Begin with the first line below and retype each line exactly through the line containing "row_y = [55, 176, 295, 405, 518, 630, 740, 856]". Any pictures are to be left out.

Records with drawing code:
· · ·
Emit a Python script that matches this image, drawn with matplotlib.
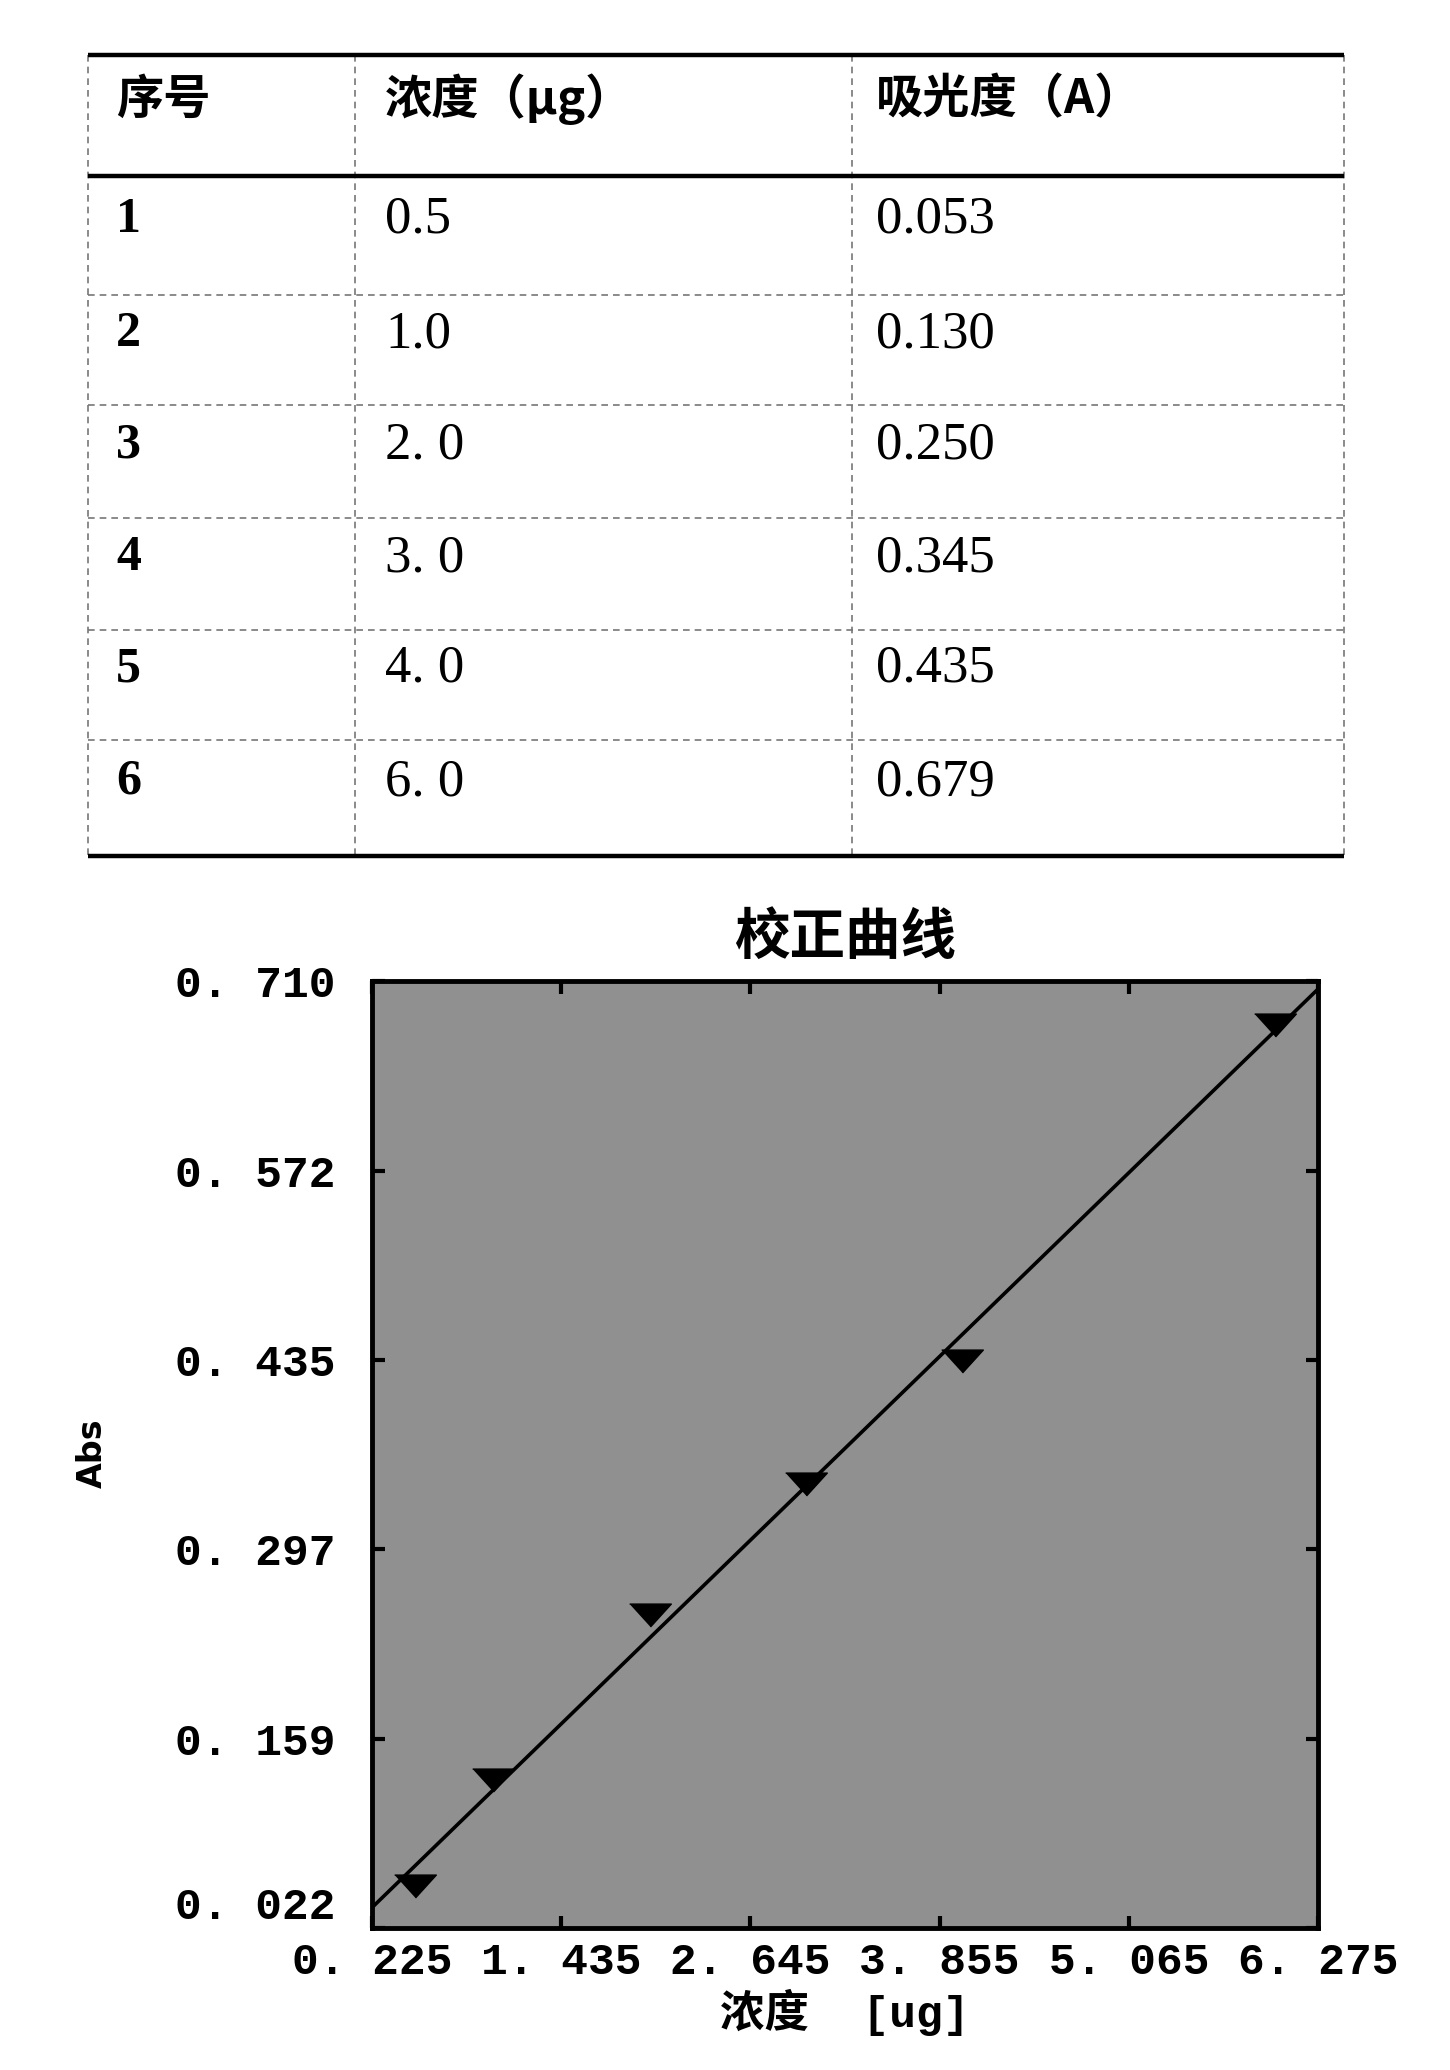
import numpy as np
import matplotlib
matplotlib.use("Agg")
import matplotlib.pyplot as plt

# table data
row_ids = ["1", "2", "3", "4", "5", "6"]
conc_labels = ["0.5", "1.0", "2. 0", "3. 0", "4. 0", "6. 0"]
abs_labels = ["0.053", "0.130", "0.250", "0.345", "0.435", "0.679"]
headers = ["序号", "浓度（μg）", "吸光度（A）"]

# calibration points
conc = [0.5, 1.0, 2.0, 3.0, 4.0, 6.0]
absorb = [0.053, 0.130, 0.250, 0.345, 0.435, 0.679]

xticks = [0.225, 1.435, 2.645, 3.855, 5.065, 6.275]
yticks = [0.022, 0.159, 0.297, 0.435, 0.572, 0.710]

cjk = ["Noto Sans CJK SC", "DejaVu Sans"]
mono = ["Liberation Mono", "DejaVu Sans Mono"]
mono_cjk = ["Liberation Mono", "Noto Sans CJK SC"]
serif = ["Liberation Serif", "DejaVu Serif"]


def main():
    W, H = 1450, 2070
    fig = plt.figure(figsize=(W / 100, H / 100), dpi=100)

    # ---- table, drawn in pixel coordinates ----
    tab = fig.add_axes([0, 0, 1, 1])
    tab.set_xlim(0, W)
    tab.set_ylim(H, 0)
    tab.axis("off")

    left, right = 88, 1344
    col_x = [left, 355, 852, right]
    row_y = [55, 176, 295, 405, 518, 630, 740, 856]

    for x in col_x:
        tab.plot([x, x], [row_y[0], row_y[-1]], color="#777777", lw=1.2,
                 ls=(0, (4, 3)))
    for y in row_y[2:-1]:
        tab.plot([left, right], [y, y], color="#777777", lw=1.2,
                 ls=(0, (4, 3)))
    for y in [row_y[0], row_y[1], row_y[-1]]:
        tab.plot([left, right], [y, y], color="black", lw=3.2,
                 solid_capstyle="butt")

    text_x = [116, 385, 876]
    y_mid = [(a + b) / 2 - 16 for a, b in zip(row_y[:-1], row_y[1:])]
    for x, h in zip(text_x, headers):
        tab.text(x, y_mid[0], h, family=cjk, fontsize=34, fontweight="bold",
                 va="center", ha="left")
    for i in range(len(row_ids)):
        y = y_mid[i + 1]
        tab.text(text_x[0], y, row_ids[i], family=serif, fontsize=36,
                 fontweight="bold", va="center")
        tab.text(text_x[1], y, conc_labels[i], family=serif, fontsize=38,
                 va="center")
        tab.text(text_x[2], y, abs_labels[i], family=serif, fontsize=38,
                 va="center")

    # ---- calibration curve ----
    ax_l, ax_r, ax_t, ax_b = 372, 1318, 981, 1928
    ax = fig.add_axes([ax_l / W, 1 - ax_b / H, (ax_r - ax_l) / W,
                       (ax_b - ax_t) / H])
    ax.set_facecolor("#909090")

    slope, icpt = np.polyfit(conc, absorb, 1)
    xl = np.array([xticks[0], xticks[-1]])
    ax.plot(xl, slope * xl + icpt, color="black", lw=2.6)

    tri = [(-1, 0.5), (1, 0.5), (0, -0.6)]
    ax.plot(conc, absorb, ls="none", marker=tri, ms=30, color="black")

    ax.set_xlim(xticks[0], xticks[-1])
    ax.set_ylim(yticks[0], yticks[-1])
    ax.set_xticks(xticks)
    ax.set_yticks(yticks)
    ax.set_xticklabels([f"{v:.3f}".replace(".", ". ") for v in xticks],
                       family=mono, fontweight="bold", fontsize=32)
    ax.set_yticklabels([f"{v:.3f}".replace(".", ". ") for v in yticks],
                       family=mono, fontweight="bold", fontsize=32)
    ax.get_yticklabels()[0].set_va("bottom")
    ax.tick_params(direction="in", length=9, width=3, top=True, right=True)
    ax.tick_params(axis="x", pad=10)
    ax.tick_params(axis="y", pad=26)
    for s in ax.spines.values():
        s.set_linewidth(3.5)

    fig.text((ax_l + ax_r) / 2 / W, 1 - 938 / H, "校正曲线", family=cjk,
             fontsize=40, fontweight="bold", ha="center", va="center")
    fig.text((ax_l + ax_r) / 2 / W, 1 - 2012 / H, "浓度  [ug]",
             family=mono_cjk, fontsize=32, fontweight="bold",
             ha="center", va="center")
    fig.text(92 / W, 1 - 1453 / H, "Abs", family=["DejaVu Sans"],
             fontsize=24, fontweight="bold", ha="center", va="center",
             rotation=90)

    fig.savefig("out.png", dpi=100, facecolor="white")


if __name__ == "__main__":
    main()
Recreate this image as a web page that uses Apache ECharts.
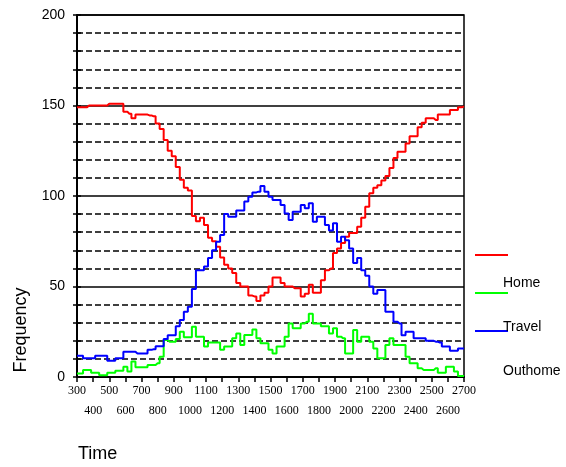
<!DOCTYPE html>
<html>
<head>
    <meta charset="utf-8">
    <title>Frequency</title>
    <script src="https://cdn.jsdelivr.net/npm/echarts@6/dist/echarts.min.js"></script>
    <style>
        body { margin: 0; background: #fff; }
    </style>
</head>
<body>
<div id="main" style="width: 566px;height:467px;"></div>
<script type="text/javascript">

var times = [300, 325, 350, 375, 400, 425, 450, 475, 500, 525, 550, 575,
    600, 625, 650, 675, 700, 725, 750, 775, 800, 825, 850, 875,
    900, 925, 950, 975, 1000, 1025, 1050, 1075, 1100, 1125, 1150, 1175,
    1200, 1225, 1250, 1275, 1300, 1325, 1350, 1375, 1400, 1425, 1450, 1475,
    1500, 1525, 1550, 1575, 1600, 1625, 1650, 1675, 1700, 1725, 1750, 1775,
    1800, 1825, 1850, 1875, 1900, 1925, 1950, 1975, 2000, 2025, 2050, 2075,
    2100, 2125, 2150, 2175, 2200, 2225, 2250, 2275, 2300, 2325, 2350, 2375,
    2400, 2425, 2450, 2475, 2500, 2525, 2550, 2575, 2600, 2625, 2650, 2675, 2700];

var home = [149, 149, 149, 150, 150, 150, 150, 150, 151, 151, 151, 151,
    146.5, 145.5, 143, 145, 145, 145, 144.5, 144, 140, 137, 131, 125,
    122, 116, 109, 104.5, 103, 89, 86, 88, 84, 77, 75, 72,
    66, 62, 60, 57.5, 52, 50, 50, 45, 44.5, 42, 45, 46.5,
    50, 55, 55, 52, 50, 50, 49, 49, 44.5, 46, 51, 46.5,
    46.5, 53.5, 59, 60, 68.5, 71, 74, 77.5, 79.5, 79.5, 83, 88,
    94, 101.5, 104.5, 106, 108.5, 111, 115.5, 121, 124.5, 124.5, 129, 133,
    133, 138, 140.5, 143, 143, 142, 145, 145, 145, 147.5, 147.5, 149, 149.5];

var travel = [2, 2, 3.9, 3.9, 2.3, 2.3, 1, 1, 2.3, 2.3, 3.5, 3.5,
    5.7, 3, 8.5, 5.4, 5.4, 5.4, 6.6, 6.6, 7.6, 11.2, 20.4, 19.5,
    19.5, 21, 25, 22, 22, 27.8, 22.3, 22.3, 16.8, 19, 19, 19,
    15, 16.8, 16.8, 21.4, 24, 17.7, 23.2, 23.2, 26.3, 21.4, 18.7, 18.7,
    15, 13, 16.8, 16.8, 22.3, 29.6, 27, 27, 29.6, 30.5, 35, 29.6,
    29.6, 28, 28, 24, 27, 22.3, 21.4, 13, 13, 26, 19.5, 22.3,
    22.3, 19.5, 15.8, 10.3, 10.3, 17.7, 21.4, 17.7, 17.7, 17.7, 11.2, 7.6,
    7.6, 4.8, 3.9, 3.9, 3.9, 4.8, 2.3, 2.3, 5.7, 5.7, 3, 0.5, 0.5];

var outhome = [11.8, 11.8, 10.3, 10.3, 10.3, 11.8, 11.8, 11.8, 9, 9, 10.3, 10.3,
    14, 14, 14, 13, 13, 13, 15, 15.3, 17, 17, 21, 23,
    23, 28, 31.5, 36, 38.8, 48.6, 59, 59, 61, 65.7, 70, 74.7,
    78.5, 90, 88.6, 88.6, 92, 92, 97, 99.6, 102, 102.4, 105.5, 102.4,
    99.6, 97.8, 97.8, 95, 90.4, 86.7, 91.3, 91.3, 95, 93.2, 96, 85.8,
    88.6, 88.6, 84, 81, 85, 74.7, 77.5, 75.5, 71, 63, 65.7, 59,
    56, 50, 46, 48, 48, 36, 36, 30.5, 29.5, 23, 25, 25,
    21.4, 21.4, 21.4, 20, 20, 19.5, 19, 16.8, 16.8, 14.5, 14.5, 15.7, 15.7];

var seriesNames = ['Home', 'Travel', 'Outhome'];
var seriesColors = ['#ff0000', '#00ff00', '#0000ff'];

function pairs(values) {
    var out = [];
    for (var i = 0; i < times.length; i++) {
        out.push([times[i], values[i]]);
    }
    return out;
}

function makeSeries(name, values, color) {
    return {
        name: name,
        type: 'line',
        step: 'middle',
        symbol: 'none',
        data: pairs(values),
        lineStyle: { color: color, width: 2 },
        itemStyle: { color: color }
    };
}

var timeLabelStyle = {
    color: '#000', fontFamily: 'Liberation Serif', fontSize: 12,
    lineHeight: 20, margin: 4,
    showMinLabel: true, showMaxLabel: true, hideOverlap: false
};

var option = {
    animation: false,
    backgroundColor: '#fff',
    grid: {
        left: 77, right: 102, top: 15, bottom: 90,
        show: true, borderColor: '#000', borderWidth: 1.5
    },
    // the old chart draws each key line above its name, so lines and names are two legends
    legend: [{
        orient: 'vertical',
        left: 475,
        top: 248,
        padding: 0,
        itemWidth: 33,
        itemHeight: 14,
        itemGap: 30,
        icon: 'path://M0,0h33v2h-33z',
        formatter: function () { return ''; },
        textStyle: { fontSize: 14 },
        data: seriesNames
    }, {
        orient: 'vertical',
        left: 497,
        top: 276,
        padding: 0,
        itemWidth: 1,
        itemHeight: 14,
        itemGap: 30,
        icon: 'rect',
        itemStyle: { opacity: 0 },
        textStyle: { fontFamily: 'Liberation Sans', fontSize: 14, color: '#000' },
        data: seriesNames
    }],
    xAxis: [{
        // first row: odd hundreds
        type: 'value',
        min: 300, max: 2700, interval: 100,
        axisLine: { lineStyle: { color: '#000', width: 2 } },
        axisTick: { length: 5, lineStyle: { color: '#000', width: 1.5 } },
        splitLine: { show: false },
        axisLabel: Object.assign({
            formatter: function (v) { return (v / 100) % 2 === 1 ? String(v) : ''; }
        }, timeLabelStyle)
    }, {
        // second row: even hundreds
        type: 'value',
        position: 'bottom',
        offset: 20,
        min: 300, max: 2700, interval: 100,
        axisLine: { show: false },
        axisTick: { show: false },
        splitLine: { show: false },
        axisLabel: Object.assign({
            formatter: function (v) { return (v / 100) % 2 === 0 ? String(v) : ''; }
        }, timeLabelStyle)
    }],
    yAxis: [{
        type: 'value',
        min: 0, max: 200, interval: 50,
        axisLine: { show: true, lineStyle: { color: '#000', width: 2 } },
        axisTick: { show: true, length: 4, lineStyle: { color: '#000', width: 1.5 } },
        minorTick: { show: true, splitNumber: 5, length: 4, lineStyle: { color: '#000', width: 1.5 } },
        splitLine: { lineStyle: { color: '#000', width: 1.5 } },
        minorSplitLine: { show: true, lineStyle: { color: '#000', width: 1.5, type: [6, 3] } },
        axisLabel: { color: '#000', fontFamily: 'Liberation Sans', fontSize: 14, margin: 12 }
    }, {
        // inner half of the ticks that cross the left axis
        type: 'value',
        position: 'left',
        min: 0, max: 200, interval: 50,
        axisLine: { show: false },
        axisTick: { show: true, inside: true, length: 4, lineStyle: { color: '#000', width: 1.5 } },
        minorTick: { show: true, splitNumber: 5, length: 4, lineStyle: { color: '#000', width: 1.5 } },
        splitLine: { show: false },
        axisLabel: { show: false }
    }],
    graphic: [{
        type: 'text',
        x: 21, y: 330,
        rotation: Math.PI / 2,
        style: {
            text: 'Frequency', font: '18px "Liberation Sans"', fill: '#000',
            align: 'center', verticalAlign: 'middle'
        }
    }, {
        type: 'text',
        x: 78, y: 454,
        style: {
            text: 'Time', font: '18px "Liberation Sans"', fill: '#000',
            align: 'left', verticalAlign: 'middle'
        }
    }],
    series: [
        makeSeries(seriesNames[0], home, seriesColors[0]),
        makeSeries(seriesNames[1], travel, seriesColors[1]),
        makeSeries(seriesNames[2], outhome, seriesColors[2])
    ]
};

var myChart = echarts.init(document.getElementById('main'));
myChart.setOption(option);

</script>
</body>
</html>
· · ·
OUTPUT FOR THIS EXERCISE
Emit a Python script that matches this image, drawn with matplotlib.
import numpy as np
import matplotlib
matplotlib.use("Agg")
import matplotlib.pyplot as plt

# table data
row_ids = ["1", "2", "3", "4", "5", "6"]
conc_labels = ["0.5", "1.0", "2. 0", "3. 0", "4. 0", "6. 0"]
abs_labels = ["0.053", "0.130", "0.250", "0.345", "0.435", "0.679"]
headers = ["序号", "浓度（μg）", "吸光度（A）"]

# calibration points
conc = [0.5, 1.0, 2.0, 3.0, 4.0, 6.0]
absorb = [0.053, 0.130, 0.250, 0.345, 0.435, 0.679]

xticks = [0.225, 1.435, 2.645, 3.855, 5.065, 6.275]
yticks = [0.022, 0.159, 0.297, 0.435, 0.572, 0.710]

cjk = ["Noto Sans CJK SC", "DejaVu Sans"]
mono = ["Liberation Mono", "DejaVu Sans Mono"]
mono_cjk = ["Liberation Mono", "Noto Sans CJK SC"]
serif = ["Liberation Serif", "DejaVu Serif"]


def main():
    W, H = 1450, 2070
    fig = plt.figure(figsize=(W / 100, H / 100), dpi=100)

    # ---- table, drawn in pixel coordinates ----
    tab = fig.add_axes([0, 0, 1, 1])
    tab.set_xlim(0, W)
    tab.set_ylim(H, 0)
    tab.axis("off")

    left, right = 88, 1344
    col_x = [left, 355, 852, right]
    row_y = [55, 176, 295, 405, 518, 630, 740, 856]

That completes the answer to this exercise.